We saw Alaskan grandeur and glaciers. The last stop to Portage Glacier (and its glacier lake) was great. The temperatures were in the 70s, but when we drove into that gully, it felt like winter. Very cool, so to speak.

We used Princess for the cruise. I'd never been on a cruise (my children had never been on a plane, a real train, or a ship), so I was kinda blown away by all the food and attentive staff. That being said, there was a tinge of phoniness in the air. These cruises aren't cheap by any stretch (it boggles my mind to consider what my parents spent), but the price isn't out of the reach for most couples. You get a real mix, including some people who don't exude any class, much less high class (like the heavily-mustachioed drunk guy who, within earshot of my children, belligerently yelled, "Way to be an a******" to a woman who accidentally cut in front of the photo he was taking of his group).

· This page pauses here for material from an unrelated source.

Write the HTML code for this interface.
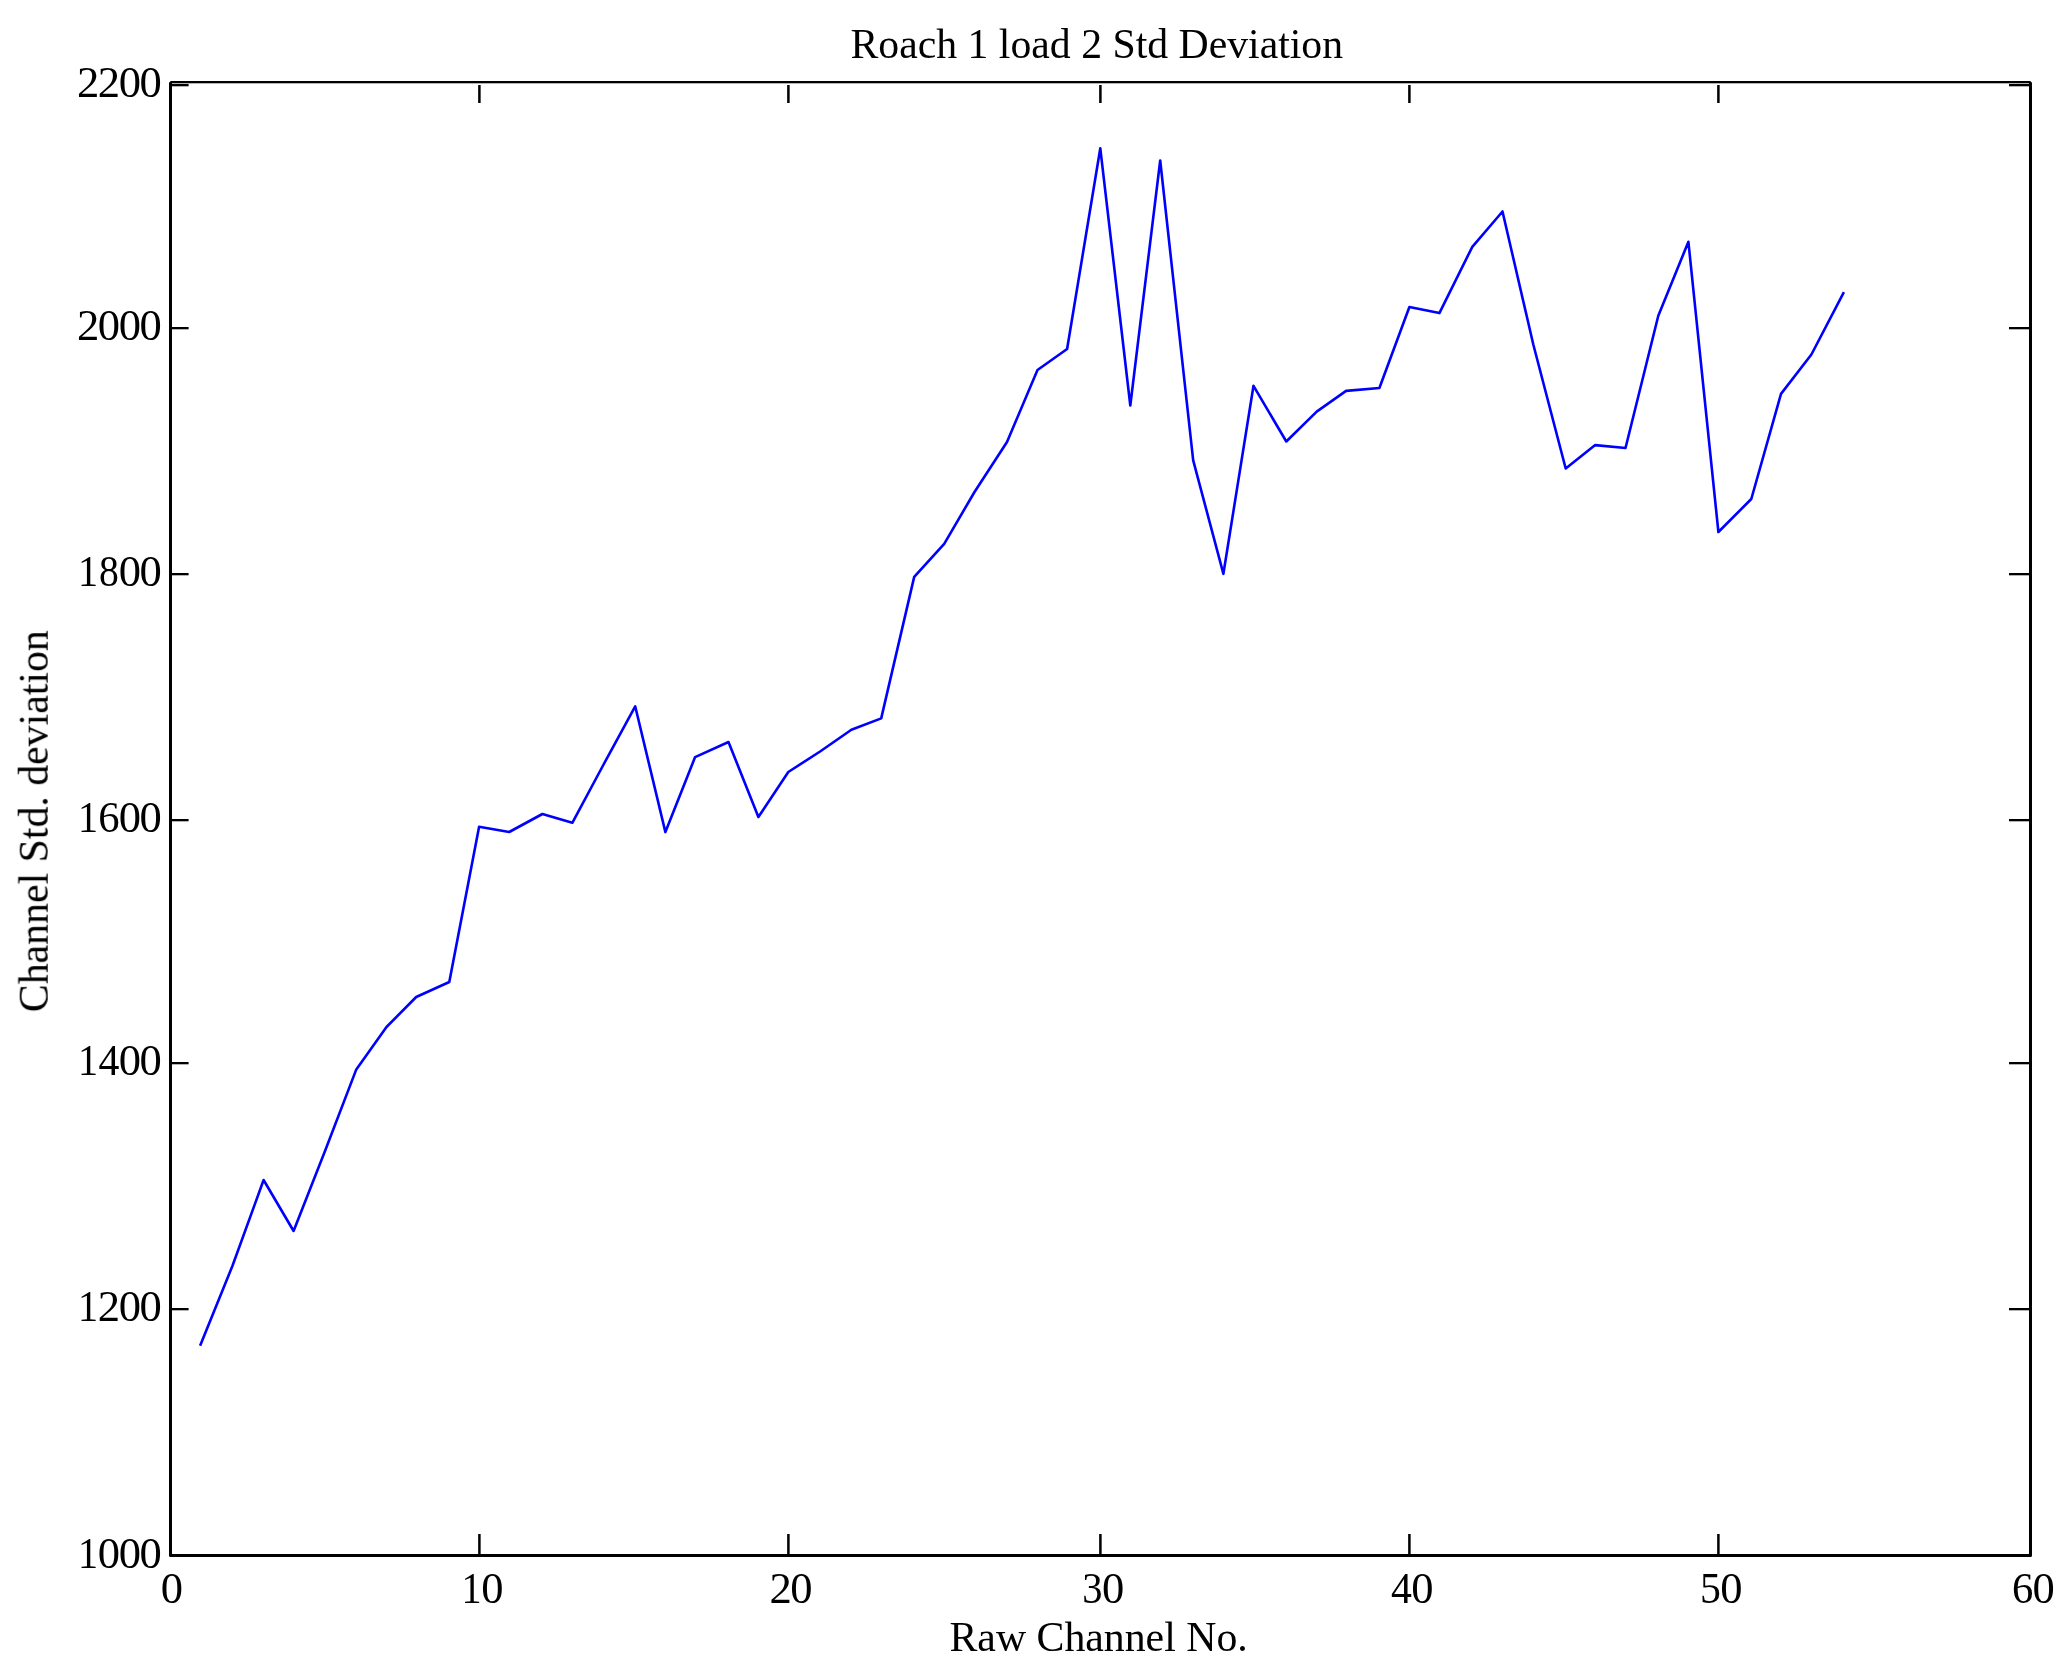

But Princess Cruise puts on a show like they're courting the wealthiest of the wealthy . . . in cattle-car mode. It's hard to explain. I definitely had a great time and loved the cruise, but I kinda felt like I was ersatz rich. Something felt "off" about the whole presentation, and the only thing I can figure is, they were putting a wealthy facade on an economical structure, but I'm not sure. If anybody else has been on such cruises, I'd love to hear your thoughts on this line of thinking.

So what was it like to travel with seven children? It sucks, and my children behaved extremely well (excepting Max, who vomited three times on the plane ride up, but he's only five, so I only thrashed him only a little for it). We finished the trip in Vancouver. Carting The Seven off the ship, to the bus, through Customs, through Security, to the plane, then off the plane at Minneapolis to get on a different plane to Detroit, off the plane in Detroit where we gathered together 19 pieces of luggage, then grappled for the shuttle bus to take us to our Amish hauler 12-person van: it sucked. There's no other way to put it: It was hard and stressful, with long bouts of boredom as we stood in lines, very little sleep.

But I'd do it again. The best part of the trip was seeing my whole family together for a week. We had five rooms next to each other. The balconies all opened up to connect. Pretty much every afternoon or evening you could walk onto the balcony and find at least one person out there watching the amazing scenery, sometimes a whale or glacier. I liked the cruise itself and even the ersatz Princess approach (I don't care if people treat me like I'm rich when I'm not), but the gorgeous Alaskan afternoons and evenings on the balcony were the best.

Actually, my parents are the best. God bless them. On wait, He already has. I, too, have been greatly blessed. Far more than I deserve, but I'll take it.